In downhill you can provide a series of monitors during optimization that satisfy this need. Monitors must be a series of named Theano expressions that evaluate to scalars; this can be provided as a dictionary that maps names to expressions, or as a list of (name, expression) ordered pairs.

Suppose you want to monitor the slope and intercept values that your model is computing as it works its way through the house price modeling task.
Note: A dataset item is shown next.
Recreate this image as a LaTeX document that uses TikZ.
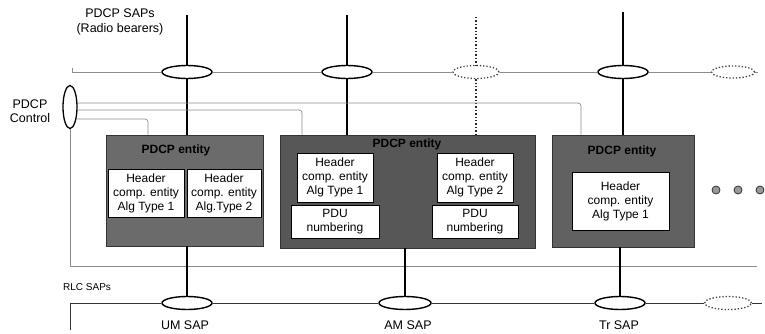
\documentclass[tikz,border=0pt]{standalone}
\usepackage{fontspec}
\setmainfont{Liberation Sans}
\usetikzlibrary{shapes.geometric}
\begin{document}
\begin{tikzpicture}[x=1pt,y=-1pt,
  sap/.style={ellipse, draw=black, line width=1.4pt, fill=white, minimum width=50pt, minimum height=13pt, inner sep=0pt},
  dsap/.style={ellipse, draw=black!75, dotted, line width=1.3pt, fill=white, minimum width=46pt, minimum height=13pt, inner sep=0pt},
  entity/.style={draw=black!80, fill=black!58, line width=0.8pt, inner sep=0pt},
  inbox/.style={draw=black, line width=1pt, fill=white, align=center, font=\fontsize{12}{14}\selectfont, inner sep=0pt},
  ttl/.style={font=\bfseries\fontsize{12}{13}\selectfont},
  bar/.style={line width=1.4pt, black},
  dbar/.style={line width=1.4pt, black!85, dotted},
  ctrl/.style={line width=0.7pt, black!45},
  rlc/.style={line width=0.9pt, black!80},
  lbl/.style={font=\fontsize{12.5}{15}\selectfont, align=center, inner sep=0pt},
  gdot/.style={circle, draw=black!80, fill=black!40, minimum size=8pt, inner sep=0pt, line width=0.8pt}
]
\useasboundingbox (0,0) rectangle (765,334);

% entity boxes
\node[entity, minimum width=157pt, minimum height=111pt] (e1) at (184.5,190.5) {};
\node[entity, fill=black!66, minimum width=255pt, minimum height=113pt] (e2) at (407.5,191.5) {};
\node[entity, fill=black!62, minimum width=142pt, minimum height=112pt] (e3) at (623,191) {};

\node[ttl] (t1) at (176,150) {PDCP entity};
\node[ttl] (t2) at (407,144) {PDCP entity};
\node[ttl] (t3) at (622,151) {PDCP entity};

\node[inbox, minimum width=76pt, minimum height=48pt] (h11) at (146,193) {Header\\comp. entity\\Alg Type 1};
\node[inbox, minimum width=74pt, minimum height=48pt] (h12) at (224,193) {Header\\comp. entity\\Alg.Type 2};
\node[inbox, minimum width=76pt, minimum height=49pt] (h21) at (335,177.5) {Header\\comp. entity\\Alg Type 1};
\node[inbox, minimum width=88pt, minimum height=33pt] (p21) at (335,221.5) {PDU\\numbering};
\node[inbox, minimum width=76pt, minimum height=49pt] (h22) at (475,177.5) {Header\\comp. entity\\Alg Type 2};
\node[inbox, minimum width=86pt, minimum height=33pt] (p22) at (475,221.5) {PDU\\numbering};
\node[inbox, minimum width=97pt, minimum height=58pt] (h31) at (620.5,201) {Header\\comp. entity\\Alg Type 1};

% top SAPs
\node[sap] (s1) at (187,72) {};
\node[sap] (s2) at (347,72) {};
\node[dsap] (s3) at (476,72) {};
\node[sap] (s4) at (623,72) {};
\node[dsap, minimum width=43pt, minimum height=12pt] (s5) at (733,72) {};
\coordinate (topL) at (72,72);
\coordinate (topR) at (758,72);
\draw[ctrl] (topL) -- (s1) -- (s2) -- (s3) -- (s4) -- (s5) -- (topR);
\draw[ctrl] (topL) -- ++(0,-4);

\coordinate (v1) at (187,15);
\coordinate (v2) at (347,15);
\coordinate (v3) at (476,17);
\coordinate (v4) at (623,12);
\draw[bar] (v1) -- (s1);
\draw[bar] (s1) -- (s1 |- e1.north);
\draw[bar] (v2) -- (s2);
\draw[bar] (s2) -- (s2 |- e2.north);
\draw[dbar] (v3) -- (s3);
\draw[dbar] (s3) -- (s3 |- e2.north);
\draw[bar] (v4) -- (s4);
\draw[bar] (s4) -- (s4 |- e3.north);

% PDCP control
\node[ellipse, draw=black, line width=1.3pt, fill=white, minimum width=14pt, minimum height=43pt, inner sep=0pt] (pc) at (70,107) {};
\node[lbl, font=\fontsize{12.5}{14}\selectfont] (pcl) at (30,111) {PDCP\\Control};
\coordinate (k3) at (77,103);
\coordinate (k2) at (77,110);
\coordinate (k1) at (76,119);
\coordinate (x3) at (581,0);
\coordinate (x2) at (302,0);
\coordinate (x1) at (148,0);
\draw[ctrl, rounded corners=3pt] (k3) -| (x3 |- e3.north);
\draw[ctrl, rounded corners=3pt] (k2) -| (x2 |- e2.north);
\draw[ctrl, rounded corners=3pt] (k1) -| (x1 |- e1.north);
\coordinate (lowR) at (757,266);
\draw[ctrl] (pc.south) |- (lowR);

% labels
\node[lbl] (sapl) at (120,22) {PDCP SAPs\\(Radio bearers)};
\node[lbl, anchor=west, font=\fontsize{10}{12}\selectfont] (rlcl) at (63,287) {RLC SAPs};

% RLC SAPs
\node[sap, minimum width=50pt] (um) at (187,303) {};
\node[sap, minimum width=52pt] (am) at (405,303) {};
\node[sap, minimum width=50pt] (tr) at (620,303) {};
\node[dsap, minimum width=47pt, minimum height=13pt] (rx) at (728,303) {};
\coordinate (rlcB) at (70,330);
\coordinate (rlcR) at (762,303);
\draw[rlc] (rlcB) |- (um);
\draw[rlc] (um) -- (am) -- (tr) -- (rx) -- (rlcR);
\draw[bar] (um |- e1.south) -- (um);
\draw[bar] (am |- e2.south) -- (am);
\draw[bar] (tr |- e3.south) -- (tr);
\node[lbl] (uml) at (185,325) {UM SAP};
\node[lbl] (aml) at (408,325) {AM SAP};
\node[lbl] (trl) at (619,325) {Tr SAP};

% dots
\node[gdot] (d1) at (716,190) {};
\node[gdot] (d2) at (738,190) {};
\node[gdot] (d3) at (760,190) {};
\end{tikzpicture}
\end{document}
You can provide monitors for these quantities as follows:

downhill.minimize(
    loss,
    [sizes, prices],
    inputs=[x, y],
    monitors=[
        ('m', m.sum()),
        ('b', b.sum()),
    ])

The Theano expressions here are sums because the m and b shared variables are actually arrays of shared variables. (This also helps generalize the regression loss to situations where you might have multiple independent variables, like house size and number of bedrooms.) If you preferred to provide the monitor values as a dictionary, it would look like:

downhill.minimize(
    loss,
    [sizes, prices],
    inputs=[x, y],
    monitors=dict(m=m.sum(), b=b.sum()))

Note that if you construct an Optimizer directly, then you need to pass the monitors when you create your optimizer instance:

opt = downhill.build(
    'nag', loss=loss, inputs=[sizes, prices],
    monitors=dict(m=m.sum(), b=b.sum()))

Gradients

Sometimes when setting parameters like learning_rate and max_gradient_norm, it can be quite useful to see how large the gradients of your model are. These quantities can be included in the monitors easily by setting the monitor_gradients flag:

downhill.minimize(
    loss,
    [sizes, prices],
    inputs=[x, y],
    monitor_gradients=True)

This will include one monitor for each parameter in your model, indicating the squared L2 norm of the gradient (averaged across mini-batches).

More Information

This concludes the downhill guide! Have a good time harnessing the power of your GPU to optimize your scalar losses!